Run Hadoop with the included Examples JAR files in the Hadoop distribution
To test out your single node, run a quick command from your command line to test it out. To see the available tests for Hadoop, run the following command:
$ hadoop jar $HADOOP_HOME/hadoop-examples-*.jar
You will see a bunch of different cool tests. The easiest is pi. You can run it in this way:
$ hadoop jar $HADOOP_HOME/hadoop-examples-*.jar pi 10 100
You should see output like the following:
Number of Maps = 10 Samples per Map = 100 Wrote input for Map #0 Wrote input for Map #1 Wrote input for Map #2
Congratulations!
You now have a single node Hadoop on OS X Lion. Happy Hacking!
Who Am I?
I am Brandon Werner. I love good friends, good coffee, and good ideas shared around a room. I work for Microsoft helping build the next identity platform in the cloud for Azure.
-
Hiroshi@gmail.com22 Dec 2011 4:36 PM
Thank you for the great instruction!

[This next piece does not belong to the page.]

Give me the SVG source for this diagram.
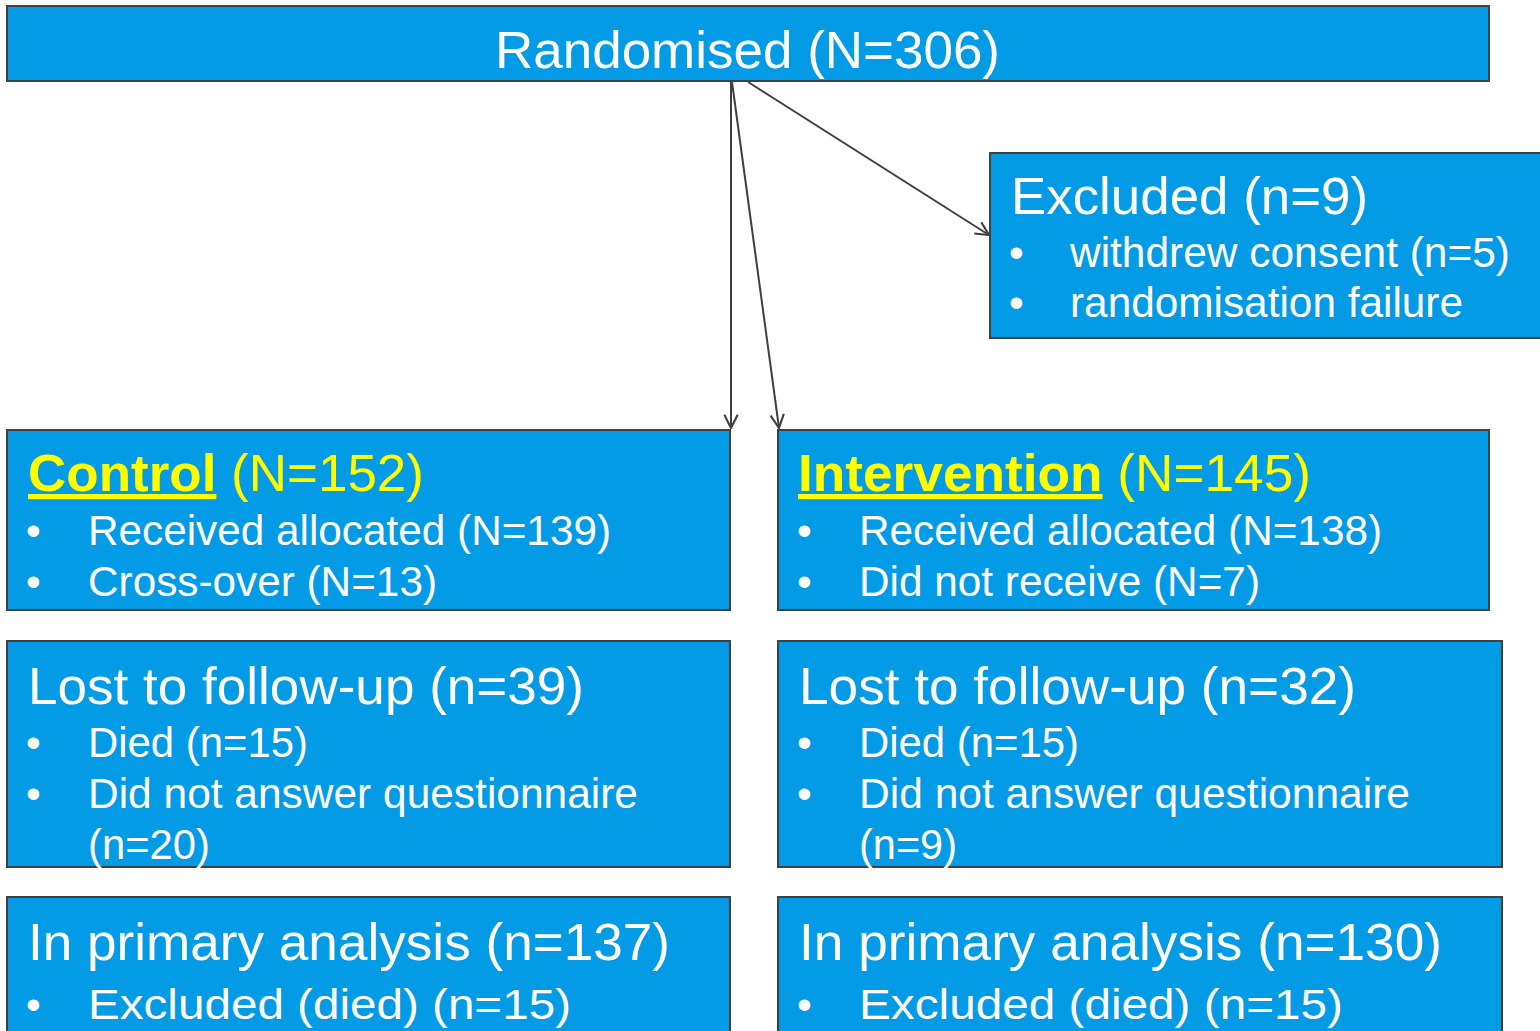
<svg xmlns="http://www.w3.org/2000/svg" width="1540" height="1031" viewBox="0 0 1540 1031">
<defs>
<marker id="arr" viewBox="0 0 12 12" refX="11" refY="6" markerWidth="16" markerHeight="16" markerUnits="userSpaceOnUse" orient="auto">
<path d="M1,1 L11,6 L1,11" fill="none" stroke="#404040" stroke-width="1.6"/>
</marker>
<style>
.box{fill:#039BE5;stroke:#404040;stroke-width:2}
text{font-family:"Liberation Sans",Arial,sans-serif;fill:#FFFFFF}
.t{font-size:52px}
.b{font-size:42px}
.y{fill:#FFFF00}
.bold{font-weight:bold;text-decoration:underline}
.conn line{stroke:#404040;stroke-width:2;marker-end:url(#arr)}
</style>
</defs>
<rect width="1540" height="1031" fill="#FFFFFF"/>
<g id="randomised">
<rect class="box" x="7" y="6" width="1482" height="75"/>
<text class="t" x="495" y="68" textLength="505" lengthAdjust="spacingAndGlyphs">Randomised (N=306)</text>
</g>
<g id="excluded">
<rect class="box" x="990" y="153" width="560" height="185"/>
<text class="t" x="1011" y="214" textLength="357" lengthAdjust="spacingAndGlyphs">Excluded (n=9)</text>
<text class="b" x="1009" y="267">•</text>
<text class="b" x="1070" y="267" textLength="440" lengthAdjust="spacingAndGlyphs">withdrew consent (n=5)</text>
<text class="b" x="1009" y="317">•</text>
<text class="b" x="1070" y="317" textLength="393" lengthAdjust="spacingAndGlyphs">randomisation failure</text>
</g>
<g id="control">
<rect class="box" x="7" y="430" width="723" height="180"/>
<text class="t y" x="28" y="491" textLength="396" lengthAdjust="spacingAndGlyphs"><tspan class="bold">Control</tspan> (N=152)</text>
<text class="b" x="26" y="545">•</text>
<text class="b" x="88" y="545" textLength="523" lengthAdjust="spacingAndGlyphs">Received allocated (N=139)</text>
<text class="b" x="26" y="596">•</text>
<text class="b" x="88" y="596" textLength="349" lengthAdjust="spacingAndGlyphs">Cross-over (N=13)</text>
</g>
<g id="intervention">
<rect class="box" x="778" y="430" width="711" height="180"/>
<text class="t y" x="798" y="491" textLength="513" lengthAdjust="spacingAndGlyphs"><tspan class="bold">Intervention</tspan> (N=145)</text>
<text class="b" x="797" y="545">•</text>
<text class="b" x="859" y="545" textLength="523" lengthAdjust="spacingAndGlyphs">Received allocated (N=138)</text>
<text class="b" x="797" y="596">•</text>
<text class="b" x="859" y="596" textLength="401" lengthAdjust="spacingAndGlyphs">Did not receive (N=7)</text>
</g>
<g id="lost-control">
<rect class="box" x="7" y="641" width="723" height="226"/>
<text class="t" x="28" y="704" textLength="556" lengthAdjust="spacingAndGlyphs">Lost to follow-up (n=39)</text>
<text class="b" x="26" y="757">•</text>
<text class="b" x="88" y="757" textLength="220" lengthAdjust="spacingAndGlyphs">Died (n=15)</text>
<text class="b" x="26" y="808">•</text>
<text class="b" x="88" y="808" textLength="550" lengthAdjust="spacingAndGlyphs">Did not answer questionnaire</text>
<text class="b" x="88" y="859" textLength="122" lengthAdjust="spacingAndGlyphs">(n=20)</text>
</g>
<g id="lost-intervention">
<rect class="box" x="778" y="641" width="724" height="226"/>
<text class="t" x="799" y="704" textLength="557" lengthAdjust="spacingAndGlyphs">Lost to follow-up (n=32)</text>
<text class="b" x="797" y="757">•</text>
<text class="b" x="859" y="757" textLength="220" lengthAdjust="spacingAndGlyphs">Died (n=15)</text>
<text class="b" x="797" y="808">•</text>
<text class="b" x="859" y="808" textLength="551" lengthAdjust="spacingAndGlyphs">Did not answer questionnaire</text>
<text class="b" x="859" y="859" textLength="98" lengthAdjust="spacingAndGlyphs">(n=9)</text>
</g>
<g id="primary-control">
<rect class="box" x="7" y="897" width="723" height="150"/>
<text class="t" x="28" y="960" textLength="642" lengthAdjust="spacingAndGlyphs">In primary analysis (n=137)</text>
<text class="b" x="26" y="1019">•</text>
<text class="b" x="88" y="1019" textLength="483" lengthAdjust="spacingAndGlyphs">Excluded (died) (n=15)</text>
</g>
<g id="primary-intervention">
<rect class="box" x="778" y="897" width="724" height="150"/>
<text class="t" x="799" y="960" textLength="643" lengthAdjust="spacingAndGlyphs">In primary analysis (n=130)</text>
<text class="b" x="797" y="1019">•</text>
<text class="b" x="859" y="1019" textLength="484" lengthAdjust="spacingAndGlyphs">Excluded (died) (n=15)</text>
</g>
<g id="connectors" class="conn">
<line x1="731" y1="82" x2="731" y2="428"/>
<line x1="732" y1="82" x2="779" y2="428"/>
<line x1="748" y1="82" x2="989" y2="235"/>
</g>
</svg>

A couple of comments for your attention;
1) $ mv hadoop-0.20.2-cdh3u1 ./hadoop : three steps before in your instruction, you have already created hadoop directory, this command will move hadoop-0.20.2-cdh3u1/ under ./hadoop.

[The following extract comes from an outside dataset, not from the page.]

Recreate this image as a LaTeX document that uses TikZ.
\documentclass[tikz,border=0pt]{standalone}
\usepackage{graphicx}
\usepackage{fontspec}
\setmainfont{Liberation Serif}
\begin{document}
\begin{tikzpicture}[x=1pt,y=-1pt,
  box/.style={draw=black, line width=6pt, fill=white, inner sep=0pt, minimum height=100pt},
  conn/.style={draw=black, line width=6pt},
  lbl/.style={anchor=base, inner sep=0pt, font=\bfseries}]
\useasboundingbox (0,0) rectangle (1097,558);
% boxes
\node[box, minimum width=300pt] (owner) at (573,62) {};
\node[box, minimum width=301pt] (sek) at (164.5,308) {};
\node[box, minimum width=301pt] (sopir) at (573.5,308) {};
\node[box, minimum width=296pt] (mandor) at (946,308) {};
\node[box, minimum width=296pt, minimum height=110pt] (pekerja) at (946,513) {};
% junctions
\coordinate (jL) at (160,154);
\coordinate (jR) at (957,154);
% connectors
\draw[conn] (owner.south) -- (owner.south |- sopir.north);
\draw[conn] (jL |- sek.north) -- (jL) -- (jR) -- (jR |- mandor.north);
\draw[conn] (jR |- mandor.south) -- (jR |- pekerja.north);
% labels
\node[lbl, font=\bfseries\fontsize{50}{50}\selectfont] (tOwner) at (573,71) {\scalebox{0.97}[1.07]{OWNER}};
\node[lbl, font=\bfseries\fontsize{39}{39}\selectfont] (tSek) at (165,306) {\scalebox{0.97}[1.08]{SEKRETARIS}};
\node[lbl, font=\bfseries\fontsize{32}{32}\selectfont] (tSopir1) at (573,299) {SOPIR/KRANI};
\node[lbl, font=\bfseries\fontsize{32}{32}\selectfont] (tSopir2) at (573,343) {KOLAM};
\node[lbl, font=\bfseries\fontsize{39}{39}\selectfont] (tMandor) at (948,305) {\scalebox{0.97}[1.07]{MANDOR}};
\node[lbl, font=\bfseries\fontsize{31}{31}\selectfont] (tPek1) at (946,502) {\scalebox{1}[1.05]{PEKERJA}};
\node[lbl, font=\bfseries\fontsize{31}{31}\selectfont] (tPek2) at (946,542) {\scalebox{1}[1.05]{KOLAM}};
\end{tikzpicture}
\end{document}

2) During formatting namenode and start-all.sh, I hit many of permission error like, localhost: mkdir: /usr/local/hadoop/bin/../logs: Permission denied
How do you set your account on Mac (Lion)? I used "sudo" with root password during the installation. /usr/local are is protected on my Mac.

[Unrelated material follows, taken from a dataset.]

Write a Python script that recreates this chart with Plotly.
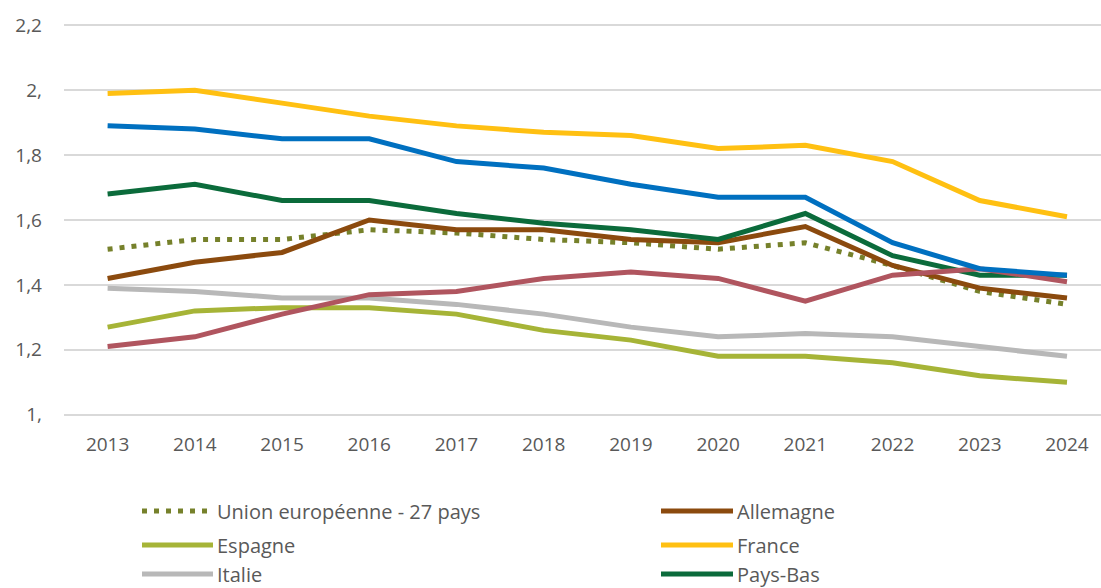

Thank you again for your help.
-Hiroshi
-
27 Dec 2011 7:14 PM
It may be best just to sudo su and run the entire process as root to ensure anything spawned during the installation also has permission to the directory. Lion has done a lot of confusing things to permissions in the unix directory to "protect" users, so your best bet is to take ownership of the entire /usr/local/ directory recursively and then set 775 on them.
There is no reason in my mind why /usr/local/ shouldn't be under ownership of the user in a single user machine.
-
Will L30 Dec 2011 9:42 AM
Hello, Have you been able to get Hadoop Eclipse Plugin to work on OS X Lion? For some reason in Eclipse 3.7.1 with Hadoop 0.20.205.0, the eclipse plugin cannot connect to the DFS and gives an error of "Failed to login". What I don't understand is why in Hadoop is starting to deprecate the Hadoop Eclipse PLugin. I tried building Hadoop 1.0.0's eclipse plugin from the source directory but it doesn't seem to generate any jar files.
Thank you again for your help!
-
Ryan9 Jan 2012 6:01 PM
Hi Will, it looks like the plugin is missing some jar files and I think the manifest may be off too.